Sawmill stories

by Andru McCracken


Leonard Frazer /ANDRU MCCRACKEN

You may have heard an old timer wax poetic about the hundreds of small mills that dotted the countryside between the provincial border and Prince George, mills creating poles, posts, railroad ties, lumber and more. All that and much more was milled right here by any number of small outfits. We’re surrounded by our history; old mill sites are everywhere. Cyclists careening over Swift Creek on the Lebans bridge (built by Art Carson and Andreas Thoni in 2014) are actually racing over an old mill site. Those that take the time to look will see artifacts attached to the bridge in honour of former times of glory.

If you weren’t happy with your job, the story is often told, you could walk out the door and down to the next mill and get another one.

It’s an era long gone and quickly fading from memory, but author, photographer and historian Leonard Lea Frazer is hoping to record it before it’s too late.

Frazer was in Valemount last week looking for leads, photos and great tales from those days of yore.

Frazer has published thousands of pages on local history and was a key organizer for the local history book called “The Yellowhead Pass and its People.”

Now he’s planning a new book called “The Forgotten Sawmills of the Robson Valley.”

“It’s about the rise and the decline of the sawmill industry,” said Frazer, in an interview at the Goat office last week. “I came in the 70s. When I arrived in Valemount here, there were 13 sawmills.”

Seventeen years later there were only three sawmills left, he said.

Frazer has his own account of finding work at that time. By all accounts it was not a punishing endeavour.

That morning he looked himself in the mirror and vowed to find work. He carefully made a list of five places where he would enquire. He steeled himself for rejection and walked into town.

On his way, Arni Nordli saw him walking and pulled over.

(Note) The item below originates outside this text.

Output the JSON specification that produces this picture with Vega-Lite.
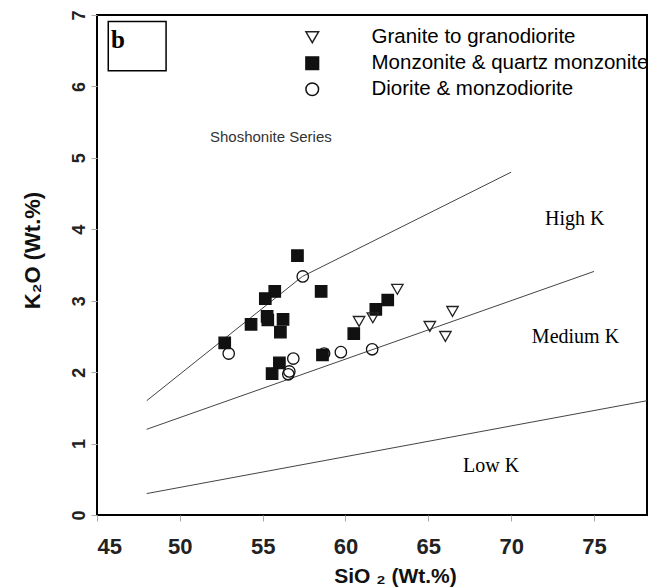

“Can you run a chainsaw?” asked Nordli.

Frazer said he could, and Nordli outfitted him with a brand new, albeit smallish chainsaw and spent the next months clearing the line of site on a right of way for a track doubling project for the railway.

As a historian, Frazer has a special perspective since he was part of the action. He said things have changed dramatically. In the 1970s he said the community was much closer knit and was largely opposed to tourism or anything that constituted an outside influence.

“The talk of tourism was a threat to most local people,” said Frazer. “Tourism was seen as an outside influence.”

Strangers weren’t welcomed.

He said that for about the first two years he was here, people would examine him carefully.

“People would slow down and have a look when they passed me on the street,” he said.

Frazer said the reason for the sudden push on the book, a project he’s been working on for decades, is because he’s got the time.

“It’s been 15 days since I retired,” he said.

Frazer has a lot to work with. He has gone through local newspapers throughout time, collated the references to mills from the local history book. Now he wants to put that into chronological order, and tease out any stories that may have come up to the surface.

“I want to make it a readable engaging history, so individuals can see where they fit in,” he said.